The American Academy of Family Physicians, American Urological Association, and Center for Disease Control make similar statements.

So find me a similar statement they make regarding FGM or prophylactic appendectomy and that they hold medical benefits that outweigh the risks. If you can’t, you should stop pretending that the procedures are of identical value, or lack thereof.

And without citation, which is something at least one of those cool kids are always asking others for.

That’s a lot of catchphrases. You must know a lot about this subject. Are you circumcised?

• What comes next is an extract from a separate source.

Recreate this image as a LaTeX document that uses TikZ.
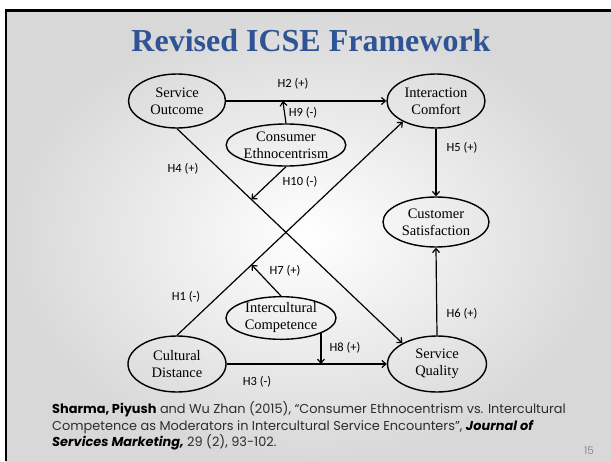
\documentclass[tikz,border=0pt]{standalone}
\usepackage{fontspec}
\setmainfont{Liberation Serif}
\newfontfamily\labelfont{Carlito}
\newfontfamily\notefont{Poppins}
\usetikzlibrary{arrows.meta, shapes.geometric, calc}
\definecolor{titleblue}{RGB}{47, 84, 150}
\definecolor{slidegray}{RGB}{216, 216, 216}
\definecolor{pagegray}{RGB}{140, 140, 140}
\definecolor{notegray}{RGB}{45, 45, 45}

\tikzset{
  construct/.style={ellipse, draw, line width=1.4pt, inner sep=0pt, align=center,
    font=\fontsize{14.5}{17}\selectfont},
  hyp/.style={font=\labelfont\fontsize{12.5}{14}\selectfont},
  link/.style={line width=1.2pt, -{Straight Barb[length=4pt, width=7pt]}}
}

\begin{document}
\begin{tikzpicture}[x=1pt, y=-1pt]
        \useasboundingbox (0,0) rectangle (611,461);

        % Draw the slide background and its frame
        \shade[inner color=white, outer color=slidegray] (6,11) rectangle (611,461);
        \draw[line width=2.5pt] (6,461) -- (6,10.5) -- (611,10.5);

        % Title
        \node[font=\bfseries\fontsize{32}{36}\selectfont, text=titleblue] (title) at (311,41) {Revised ICSE Framework};

        % Draw the constructs as ellipses
        \node[construct, minimum width=97pt, minimum height=54pt] (so) at (177,101) {Service\\Outcome};
        \node[construct, minimum width=98pt, minimum height=54pt] (ic) at (436,101) {Interaction\\Comfort};
        \node[construct, minimum width=118pt, minimum height=42pt] (ce) at (286,145) {Consumer\\Ethnocentrism};
        \node[construct, minimum width=106pt, minimum height=50pt] (cs) at (436,222) {Customer\\Satisfaction};
        \node[construct, minimum width=110pt, minimum height=42pt] (icc) at (281,318) {Intercultural\\Competence};
        \node[construct, minimum width=98pt, minimum height=56pt] (cd) at (177,364) {Cultural\\Distance};
        \node[construct, minimum width=99pt, minimum height=56pt] (sq) at (437,364) {Service\\Quality};

        % Points where the moderators meet the main paths
        \coordinate (m9) at ($(so.east)!0.354!(ic.west)$);
        \coordinate (m10) at ($(so.south)!0.33!(sq.149)$);
        \coordinate (m7) at ($(cd.north)!0.33!(ic.212)$);
        \coordinate (m8) at (icc.-21 |- cd.east);

        % Direct paths
        \draw[link] (so.east) -- (ic.west);
        \draw[link] (so.south) -- (sq.149);
        \draw[link] (cd.north) -- (ic.212);
        \draw[link] (cd.east) -- (sq.west);
        \draw[link] (ic.south) -- (cs.north);
        \draw[link] (sq.north) -- (cs.south);

        % Moderating paths
        \draw[link] (ce.north) -- (m9);
        \draw[link] (ce.south) -- (m10);
        \draw[link] (icc.north) -- (m7);
        \draw[link] (icc.-21) -- (m8);

        % Hypothesis labels
        \node[hyp] (h2) at (293,84) {H2 (+)};
        \node[hyp] (h9) at (303,113) {H9 (-)};
        \node[hyp] (h4) at (183,169) {H4 (+)};
        \node[hyp] (h10) at (300,182) {H10 (-)};
        \node[hyp] (h5) at (462,148) {H5 (+)};
        \node[hyp] (h7) at (285,271) {H7 (+)};
        \node[hyp] (h1) at (186,297) {H1 (-)};
        \node[hyp] (h6) at (462,314) {H6 (+)};
        \node[hyp] (h8) at (345,348) {H8 (+)};
        \node[hyp] (h3) at (257,382) {H3 (-)};

        % Reference and page number
        \node[anchor=north west, align=left, inner sep=0pt, text=notegray, font=\notefont\fontsize{12.9}{16.8}\selectfont] (ref) at (52,401)
          {\textcolor{black}{\textbf{Sharma, Piyush}} and Wu Zhan (2015), “Consumer Ethnocentrism vs. Intercultural\\
           Competence as Moderators in Intercultural Service Encounters”, \textcolor{black}{\textbf{\textit{Journal of}}}\\
           \textcolor{black}{\textbf{\textit{Services Marketing,}}} 29 (2), 93-102.};
        \node[font=\notefont\fontsize{10.5}{12}\selectfont, text=pagegray] (page) at (589,451) {15};
    \end{tikzpicture}
\end{document}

Nice try. You made the claim that male circumcision has medical benefits that FGM does not share. My questions to you were therefore valid and the onus is on you, not me.

They say exactly what I claimed: The American Academy of Pediatrics does not recommend male circumcision.

You’re not, or pretending to not, understand the point. NO ONE is claiming “they” would make those recommendations.

Understood. However, all things considered, I’d rather just not have smegma in my life at all. Or have to worry about it.

Are you straight? If so, does it freak you out that your partner may get some?

If I stop and think about it, it does. Thanks.

:smiley:

No, not really. I’m not the one trying to compare them and you’re asking me to prove a negative. If you think the two are identical, show it.

Not routinely. They say it has measurable health benefits that outweigh the risk, endorse expanding coverage so more parents may take advantage of it and recommend that physicians discuss the advantages with parents so that the parents may make a final informed decision. You’ll notice that I can actually quote them instead of “claiming” what their stance is.

You’re well aware that this is not the case with FGM despite your weird attempts to spin this otherwise. That’s not to endorse male circumcision in of itself but the question the OP poses is whether or not male circumcision is “just as bad” as FGM. Since male circumcision has measurable health benefits sufficient for multiple boards to acknowledge them and encourage expanded access to them, no one can seriously and sincerely claim that the answer to the OP is “yes”.

The statement made was that prophylactic appendectomies have the same “benefits” as neonatal male circumcision. If this is factual, then it should be trivial to find endorsement of them even if it’s in the form of “The medical benefits outweigh the risks but the final decision should be in the hands of the parents”.

Have you ever actually looked at “the benefits”? Have you read my now several posts describing how ridiculous they are? That they’re basically “less likely to get HIV without condoms” (stupid practice), “more hygienic without showers” and “can’t get phimosis - where we’d operate anyway”?

And say, hypothetically, that there were no risks involved in surgery, would you prophylactically remove your daughter’s breasts or your son’s appendix? Why not? They can all get diseased and be grounds for surgery later on, right?
Basically, does bodily integrity have no worth for “don’t care” opinion holders, is that just at the will of any potential surgery with “benefits”?